To tie Zaray’s death to Browne “requires an inference that Browne was the most likely person to harm Zaray because he had a predisposition for harming children – precisely the type of reason forbidden by the exclusionary rule for other-crimes evidence,” wrote Browne’s attorney, Assistant Maryland Public Defender Eva Shell. “The similarities were only that each child was killed by blunt force trauma inflicted by a person, which is not a unique cause of death in young children.”
In response, Assistant Maryland Attorney General Jessica V. Carter wrote that the Appellate Court validly applied the doctrine of chances in concluding that “the inherent improbability of two dead infants ‘belies an innocent explanation. It was not an accident.’”
The Supreme Court will hear arguments in the case in September. The justices are expected to render their decision by Aug. 31, 2024, in Francois Browne v. State of Maryland, No. 2 September Term 2023.
Browne was charged with second-degree murder and first-degree child abuse in the July 2018 death of Zaray, his girlfriend’s 17-month old son.
Browne’s defense at the 2019 Baltimore City Circuit Court trial was that he did not hit Zaray and that the youngster had preexisting injuries after having spent time with his father.
The prosecution successfully moved for the admission of Browne’s 2014 Alford plea to first-degree child abuse in Kendall’s 2013 death.
Judge Charles J. Peters held that the prior crime could be introduced to show absence of accident. Peters said the evidentiary value outweighed the risk of unfairness to Browne before the jury because the state’s case against him was otherwise weak.
The jury found Browne guilty of second-degree murder and first-degree abuse resulting in a child’s death. He was sentenced in November 2019 to life in prison plus 40 years.
The Appellate Court upheld the conviction in an unreported opinion last December.

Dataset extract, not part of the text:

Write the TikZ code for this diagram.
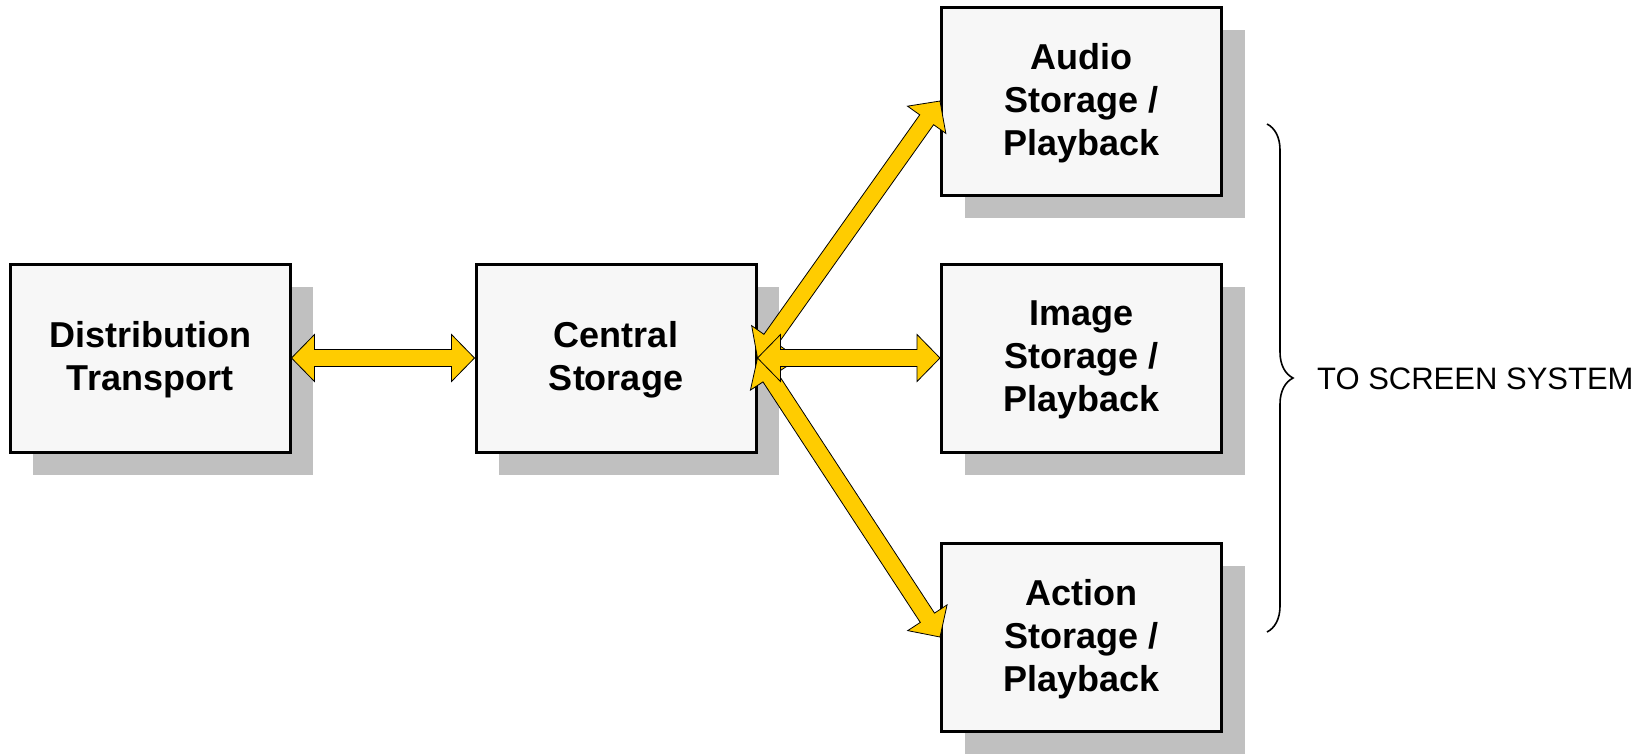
\documentclass[tikz,border=0pt]{standalone}
\usepackage{fontspec}
\setmainfont{Liberation Sans}
\usetikzlibrary{calc,shadows,decorations.pathreplacing}
\definecolor{boxfill}{HTML}{F7F7F7}
\definecolor{shadowgray}{HTML}{C0C0C0}
\definecolor{arrowyellow}{HTML}{FFCC00}
\tikzset{
  blockbox/.style={draw=black, line width=3pt, fill=boxfill,
    minimum width=280pt, minimum height=188pt, inner sep=0pt,
    drop shadow={shadow xshift=23pt, shadow yshift=-23pt, fill=shadowgray, opacity=1, draw=none}},
  boxlabel/.style={align=center, font=\bfseries\fontsize{36}{43}\selectfont,
    inner sep=0pt, yshift=-2pt},
  fatarrowstyle/.style={draw=black, line width=0.8pt, fill=arrowyellow, line join=miter},
  bracestyle/.style={draw=black, line width=1.6pt, decorate,
    decoration={brace, amplitude=26pt}},
  labeltext/.style={font=\fontsize{31}{37}\selectfont, anchor=west, inner sep=0pt}
}
\newcommand\fatarrow[2]{%
  \path let \p1=(#1), \p2=(#2),
    \n1={atan2(\y2-\y1,\x2-\x1)}, \n2={veclen(\x2-\x1,\y2-\y1)}
    in \pgfextra{\xdef\fatangle{\n1}\xdef\fatlen{\n2}};
  \begin{scope}[shift={(#1)}, rotate=\fatangle]
    \draw[fatarrowstyle] (0pt,0pt) -- (23pt,23.5pt) -- (23pt,8.5pt)
      -- ({\fatlen-23pt},8.5pt) -- ({\fatlen-23pt},23.5pt)
      -- ({\fatlen},0pt) -- ({\fatlen-23pt},-23.5pt)
      -- ({\fatlen-23pt},-8.5pt) -- (23pt,-8.5pt) -- (23pt,-23.5pt) -- cycle;
  \end{scope}}
\begin{document}
\begin{tikzpicture}[x=1pt, y=-1pt]
  \useasboundingbox (0,0) rectangle (1641,753);
  \node[blockbox, label={[boxlabel]center:{Distribution\\Transport}}] (dist) at (150,358) {};
  \node[blockbox, label={[boxlabel]center:{Central\\Storage}}] (cent) at (616,358) {};
  \node[blockbox, label={[boxlabel]center:{Audio\\Storage /\\Playback}}] (audio) at (1081.5,101) {};
  \node[blockbox, label={[boxlabel]center:{Image\\Storage /\\Playback}}] (image) at (1081.5,358) {};
  \node[blockbox, label={[boxlabel]center:{Action\\Storage /\\Playback}}] (action) at (1081.5,637) {};
  \fatarrow{dist.east}{cent.west}
  \fatarrow{cent.east}{audio.west}
  \fatarrow{cent.east}{action.west}
  \fatarrow{cent.east}{image.west}
  \coordinate (btop) at (1267,124);
  \coordinate (bbot) at (1267,632);
  \draw[bracestyle] (btop) -- (bbot);
  \node[labeltext] (screen) at (1317,378.5) {TO SCREEN SYSTEM};
\end{tikzpicture}
\end{document}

“The primary function of the doctrine of chances is to show, through its showing of inherent improbability, that the recurrence of a second strange event was not an accident,” Judge Charles E. Moylan Jr. wrote for the 2-1 majority.
“The focus is on the event itself, and not on the character of the perpetrator of the event, added Moylan, a retired judge who sat by special assignment. “Because of the non-character focus of the examination, the propensity rule is never even involved, let alone violated.”
Moylan was joined in the opinion by Judge Rosalyn Tang. Judge Kevin F. Arthur dissented in Francois Browne v. State of Maryland, No. 495 September Term 2021.
Browne then sought review by the Supreme Court.